My list of trouble hands starts with what many call "Ace-rag". This term simply means an A with a junky kicker. Here's what happens more often than not when you play A-rag. Someone raises, you call, 2/3 of the time you miss the flop and fold. The other 1/3 of the time you will pair either the 6 or the A. If you pair the 6, it is likely to be bottom pair. Not much value in that. If you pair the A, you will either win a small pot because your opponent will be concerned about the A on board or your opponent will have you dominated with a bigger A and take you for a scenic tour of value town. You are going to win a little bit or lose unless you hit two pair or trip 6's. These scenarios don't happen often enough to justify calling a raise with A-rag.

The next category is "broadway cards". I know you will see any two picture cards and be tempted to play with KT, QT, KJ, QJ. Then you'll flop a pair and get owned by AK, AQ, even KQ and AJ. The real value in those hands comes from straight draws and two pair hands. Remember that our goal is to be the one in a dominant position, not the other way around.
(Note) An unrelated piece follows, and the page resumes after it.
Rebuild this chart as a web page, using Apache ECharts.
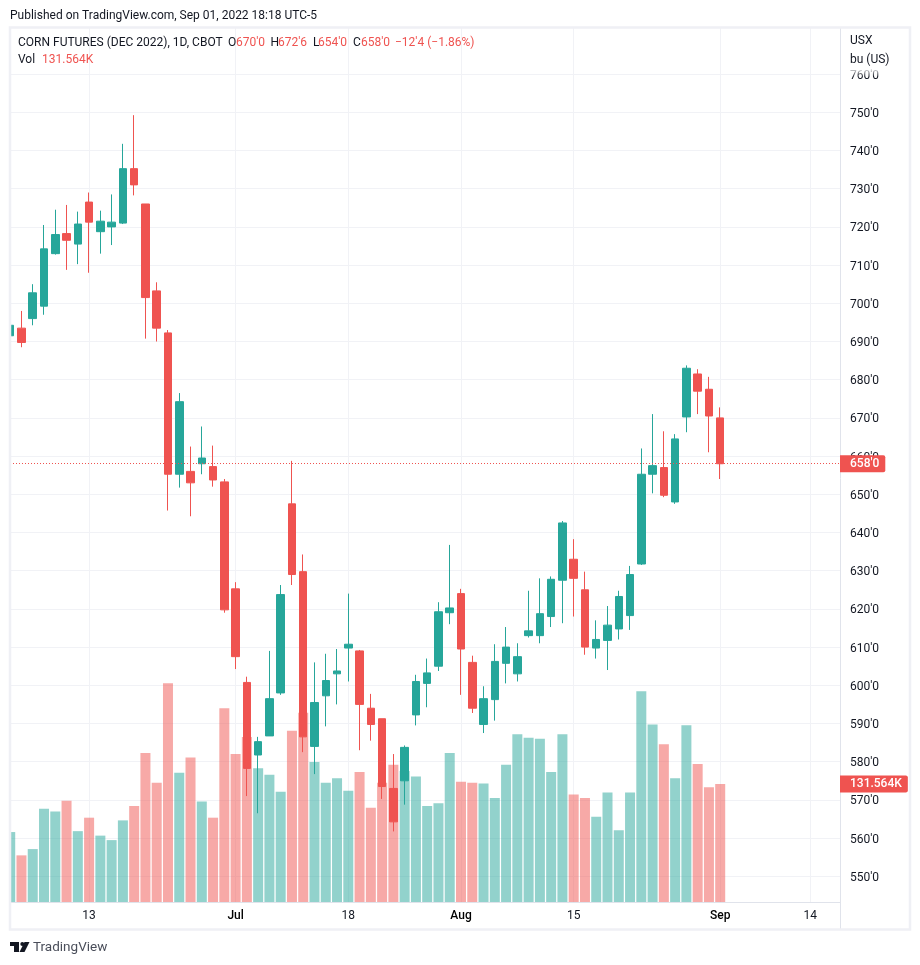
<!DOCTYPE html>
<html>
<head>
<meta charset="utf-8">
<title>Corn futures</title>
<style>
html, body { margin: 0; padding: 0; background: #fff; }
#chart { width: 920px; height: 965px; }
</style>
<script src="https://cdn.jsdelivr.net/npm/echarts@6/dist/echarts.min.js"></script>
</head>
<body>
<div id="chart"></div>
<script>
// daily candles, index 0 = 2 Jun 2022, last = 1 Sep 2022
var opens = [691.5, 693.5, 696, 699.25, 713, 718.25, 715.5, 726.5, 718.75, 720, 721, 735.25, 726, 703.25, 692.25, 655.25, 656, 658, 657.25, 653.25,
    625.25, 600.75, 581.75, 586.75, 598, 647.5, 629.75, 584, 597.25, 603, 609.75, 609, 594, 591.25, 573, 575, 592.25, 600.5, 605, 619,
    624, 606, 589.75, 596.25, 605.75, 603, 613, 613, 618, 627.5, 633, 625, 609.75, 611.75, 614.75, 618.25, 631.75, 655.25, 657, 648, 670.25, 681.5, 677.5, 670];
var closes = [694.25, 689.75, 702.75, 714.25, 718, 716.5, 720.75, 721.25, 721.5, 721.25, 735.25, 731, 701.5, 693.5, 655.25, 674.25, 653, 659.5, 653.75, 619.75,
    607.5, 578.25, 585.25, 596.5, 623.75, 629, 586.5, 595.5, 601.25, 603.75, 610.75, 595, 589.75, 573.5, 564.25, 583.75, 601, 603.25, 619.25, 620.25,
    609.5, 594, 596.5, 606.25, 610, 607.5, 614.25, 618.75, 627.75, 642.5, 628, 610, 612, 615.75, 623.25, 629, 655.25, 657.5, 649.75, 664.5, 683, 677, 670.5, 658];
var lows = [691.5, 688.5, 694.25, 697, 712.75, 708.75, 710.25, 708, 713, 715.25, 720.75, 728.25, 690.75, 690, 645.75, 651.75, 644.25, 655.25, 652, 619,
    604.25, 571, 566.5, 586.75, 597.5, 626.25, 582.5, 576.75, 589.25, 595, 601, 583, 585.5, 570.25, 561.75, 568.75, 589.5, 594.25, 603.75, 616,
    597.5, 592.75, 587.5, 590.75, 600.5, 601, 612.5, 611, 615.25, 616.25, 618, 608, 607, 604, 612, 614.5, 631.5, 650.25, 649.25, 647.5, 666.25, 671, 661, 654];
var highs = [694.25, 698, 705, 720.5, 724.5, 725.75, 724, 729, 724.25, 728.5, 741.75, 749.25, 726, 705.5, 693, 676.5, 662.5, 667.75, 662.75, 654,
    627, 602.25, 586.5, 609, 626.25, 658.75, 634.25, 606, 608.25, 609.5, 624, 609.25, 597.75, 591.25, 582, 584.25, 602.75, 607, 621.75, 636.75,
    625.25, 607.75, 599.75, 610.75, 615.25, 611, 624.75, 628, 628.5, 643, 638.25, 629.75, 617, 620.75, 624.75, 631.25, 662, 671, 666.5, 665.75, 683.75, 682.75, 680.75, 672.75];
// volume in thousands of contracts
var volumes = [78, 52, 59, 104, 101, 113, 79, 94, 74, 69, 91, 107, 166, 133, 244, 144, 161, 112, 94, 216,
    165, 184, 149, 142, 123, 191, 211, 156, 133, 138, 124, 145, 105, 133, 153, 146, 140, 107, 110, 166,
    134, 133, 132, 116, 153, 187, 183, 182, 145, 187, 120, 116, 95, 122, 80, 122, 235, 198, 176, 138, 197, 154, 128, 131.564];
var priceTicks = [550, 560, 570, 580, 590, 600, 610, 620, 630, 640, 650, 660, 670, 680, 690, 700, 710, 720, 730, 740, 750, 760];
var dateTickIndex = [7, 20, 30, 40, 50, 63, 71];
var dateTickLabels = ['13', 'Jul', '18', 'Aug', '15', 'Sep', '14'];
var monthLabels = ['Jul', 'Aug', 'Sep'];
var lastClose = 658;
var lastVolume = 131.564;
var headerRow = [
    ['CORN FUTURES (DEC 2022), 1D, CBOT', 18, 43, 0], ['O', 228, 43, 0], ["670'0", 236, 43, 1],
    ['H', 270.5, 43, 0], ["672'6", 278, 43, 1], ['L', 313, 43, 0], ["654'0", 318, 43, 1],
    ['C', 353, 43, 0], ["658'0", 361, 43, 1], ['\u221212\'4 (\u22121.86%)', 395, 43, 1],
    ['Vol', 18, 60, 0], ['131.564K', 42, 60, 1]
];

var UP = '#26a69a';
var DOWN = '#ef5350';
var TEXT = '#131722';
var FONT = 'Roboto, sans-serif';

var candleData = opens.map(function (o, i) {
    return [i, o, closes[i], lows[i], highs[i]];
});
var volumeData = volumes.map(function (v, i) {
    return {
        value: [i, v],
        itemStyle: {color: closes[i] >= opens[i] ? 'rgba(38,166,154,0.5)' : 'rgba(239,83,80,0.5)'}
    };
});

var decorations = [
    // the first candle and bar start left of the plot, hide that part
    {type: 'rect', shape: {x: 0, y: 28, width: 10, height: 880}, z: 5, style: {fill: '#fff'}},
    // frame and axis separators
    {type: 'rect', shape: {x: 10, y: 27.5, width: 900, height: 902}, z: 6,
        style: {fill: 'none', stroke: '#eff0f5', lineWidth: 2.5}},
    {type: 'line', shape: {x1: 840.5, y1: 28, x2: 840.5, y2: 929}, z: 1,
        style: {stroke: '#e0e3eb', lineWidth: 1}},
    // the unit caption covers the top of the 760 label
    {type: 'rect', shape: {x: 842, y: 30, width: 66, height: 46}, z: 20, style: {
        fill: {type: 'linear', x: 0, y: 0, x2: 0, y2: 1, colorStops: [
            {offset: 0, color: 'rgba(255,255,255,1)'},
            {offset: 0.82, color: 'rgba(255,255,255,1)'},
            {offset: 1, color: 'rgba(255,255,255,0.1)'}
        ]}
    }},
    {type: 'text', x: 850, y: 41, z: 21, style: {text: 'USX', fill: TEXT, font: '12px ' + FONT, textVerticalAlign: 'middle'}},
    {type: 'text', x: 850, y: 60, z: 21, style: {text: 'bu (US)', fill: TEXT, font: '12px ' + FONT, textVerticalAlign: 'middle'}},
    {type: 'text', x: 10, y: 16, z: 21, style: {
        text: 'Published on TradingView.com, Sep 01, 2022 18:18 UTC-5', fill: TEXT, font: '12px ' + FONT, textVerticalAlign: 'middle'
    }},
    // logo
    {type: 'polygon', z: 21, shape: {points: [[10, 942], [19, 942], [19, 952], [14, 952], [14, 946], [10, 946]]}, style: {fill: TEXT}},
    {type: 'circle', z: 21, shape: {cx: 22.3, cy: 944, r: 2}, style: {fill: TEXT}},
    {type: 'polygon', z: 21, shape: {points: [[24.5, 942], [29.5, 942], [24.5, 952], [19.5, 952]]}, style: {fill: TEXT}},
    {type: 'text', x: 33, y: 948, z: 21, style: {text: 'TradingView', fill: '#4a4e5a', font: '13.5px ' + FONT, textVerticalAlign: 'middle'}}
];
headerRow.forEach(function (h) {
    decorations.push({type: 'text', x: h[1], y: h[2], z: 21, style: {
        text: h[0], fill: h[3] ? DOWN : TEXT, font: '12px ' + FONT, textVerticalAlign: 'middle'
    }});
});

function priceTag(text) {
    return {
        show: true,
        position: 'end',
        distance: 0,
        align: 'left',
        formatter: text,
        color: '#fff',
        fontFamily: FONT,
        fontSize: 12,
        fontWeight: 500,
        lineHeight: 13,
        backgroundColor: DOWN,
        padding: [2, 6, 2, 10],
        borderRadius: [0, 2, 2, 0]
    };
}

var chart = echarts.init(document.getElementById('chart'), null, {renderer: 'canvas'});
chart.setOption({
    animation: false,
    backgroundColor: '#fff',
    textStyle: {fontFamily: FONT},
    graphic: {elements: decorations},
    grid: {left: 10, top: 28, width: 830, height: 874, containLabel: false},
    xAxis: {
        type: 'value',
        min: -0.018,
        max: 73.63,
        axisLine: {onZero: false, lineStyle: {color: '#e0e3eb'}},
        axisTick: {show: false, customValues: dateTickIndex},
        splitLine: {show: true, lineStyle: {color: '#f1f2f6'}},
        axisLabel: {
            customValues: dateTickIndex,
            margin: 8,
            color: TEXT,
            fontSize: 12,
            formatter: function (v) {
                var s = dateTickLabels[dateTickIndex.indexOf(v)];
                return monthLabels.indexOf(s) >= 0 ? '{m|' + s + '}' : s;
            },
            rich: {m: {fontWeight: 500, color: '#000', fontSize: 12}}
        }
    },
    yAxis: [{
        type: 'value',
        position: 'right',
        min: 543.27,
        max: 772.07,
        axisLine: {show: false},
        axisTick: {show: false, customValues: priceTicks},
        splitLine: {show: true, lineStyle: {color: '#f1f2f6'}},
        axisLabel: {
            customValues: priceTicks,
            margin: 10,
            align: 'left',
            color: TEXT,
            fontSize: 12,
            formatter: function (v) { return "{p|" + v + "'0}"; },
            rich: {p: {color: TEXT, fontSize: 12, padding: [3, 0, 0, 0]}}
        }
    }, {
        // volume pane shares the grid, its scale is not shown
        type: 'value',
        min: 0,
        max: 974.5,
        show: false,
        splitLine: {show: false}
    }],
    series: [{
        type: 'bar',
        name: 'Vol',
        xAxisIndex: 0,
        yAxisIndex: 1,
        barWidth: 10,
        z: 2,
        data: volumeData,
        markLine: {
            silent: true,
            symbol: 'none',
            lineStyle: {width: 0, color: 'rgba(0,0,0,0)'},
            label: priceTag('131.564K'),
            data: [{yAxis: lastVolume}]
        }
    }, {
        type: 'candlestick',
        name: 'CORN',
        xAxisIndex: 0,
        yAxisIndex: 0,
        barWidth: 8,
        z: 3,
        encode: {x: 0, y: [1, 2, 3, 4]},
        itemStyle: {color: UP, color0: DOWN, borderColor: UP, borderColor0: DOWN, borderWidth: 1},
        data: candleData,
        markLine: {
            silent: true,
            symbol: 'none',
            lineStyle: {color: DOWN, type: [1, 2], width: 1},
            label: priceTag("658'0"),
            data: [{yAxis: lastClose}]
        }
    }]
});
</script>
</body>
</html>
Finally the most overplayed type of hands are suited cards. You'll see two suited cards and think "OMG, it's suited. I can make a flush!" Remember that more often than not you won't be making a flush, you'll be making pairs. How much value does T-2 suited have on a board of T-8-3? Not very much at all. It's another trouble spot. Not to mention when you flop four to a flush, pay to draw, and miss. There are many ways these hands can cost you money and only a few ways you can win with them.

Starting hands

It is generally true that many new players make the mistake of seeing the flop with too many hands. Their reasoning goes something like this, "I want to see a lot of flops because anything can fall on the flop and I don't want to miss out on a big pot because I folded." The problem with this logic is that most of the time you will not hit the flop perfect. In fact, most of the time you will not even make a pair. When you do catch a piece of the flop you want to be comfortable getting your money in. You want to avoid playing a guessing game for large chunks of your stack. Your hand should be strong enough that you can bet and get called by worse hands.

Good Example: you hold AK, flop is A-8-3. You can extract value from any AQ or lower. You could be beat by A8, A3, 88 or 33 (8-3 has no business in the pot, but you never know). In any case you should be willing to put some money into this pot.

Bad Example: you hold Q5, flop is Q-T-7. You have flopped top pair with no kicker and are beat more often than not. However, the top pair will be enough to cost you some money. Any Q has you beat (AQ, KQ, etc.) any set (QQ, TT, 77) and even if you do have the best hand, you still have to dodge straight draws (KJ, 98, J9). Just about all you can beat is a pair of T's or 7's and they won't give you much value. Basically any action means you have the worst hand, so there's no value in playing.

Playing a tight starting range will make sure that when you do hit the flop, you will most likely be way out in front. Your goal most of the time should be to flop top pair (or an overpair), top two pair, three of a kind or an open ended straight or flush draw. My top 10 starting hands are as follows.


After these hands are playable hands, which should be played more carefully than the top 10 hands.

small pairs, 66-22

With these hands you should have a good idea where you stand in most pots and can avoid dangerous guessing games. Later I will discuss when to open up your starting hand requirements to include more speculative or marginal holdings. Sticking to these however will keep you out of trouble for the most part.

Tuesday, April 20, 2010

Play for fun

Poker is a fun game. You can make money if you play well enough. If you're a beginner it is likely you will your share of mistakes that will cost you money. It happens to everyone. You should make sure that you're playing for the right reasons; fun & enjoyment. If you start playing simply because you want to make money, you will become frustrated if you don't have early success playing the game. Play because you enjoy the competition and excitement of the game. If it stops being fun at any point, take a break or end your session early.

Monday, April 19, 2010

5 Common Newbie Mistakes

Novice players often make bad decisions that cost them money at the poker table. Here's some common pitfalls and how to avoid them.

1. Playing too many hands. When you first start out you should stick to premium hands. As you become more experienced and learn to make better decisions you will gradually open up your starting range.

2. Not enough aggression. Many new players are intimidated or unsure about their hand strength so they choose to check and call with hands they should bet and raise with. This allows others to hit their draws cheaply and it doesn't maximize value when you do have the best hand.

3. Too much aggression. Another type of player has heard that aggression is good in poker. Aggressive raises and re-raises puts a lot of pressure on opponents and can induce them to fold. However, if one does not control this aggression it can lead to disaster.

4. Chasing too much. A flush or straight draw on the flop looks nice, but it's not a made hand. New players don't always understand the odds of making their hand or how to play it when they get there. Use a poker calculator to help you learn the odds.

5. Not sizing up opponents. If you don't pay attention to your competition you are costing yourself money. Everyone has their own style and you should try to be aware of what others are doing so you can make more informed decisions when the time comes.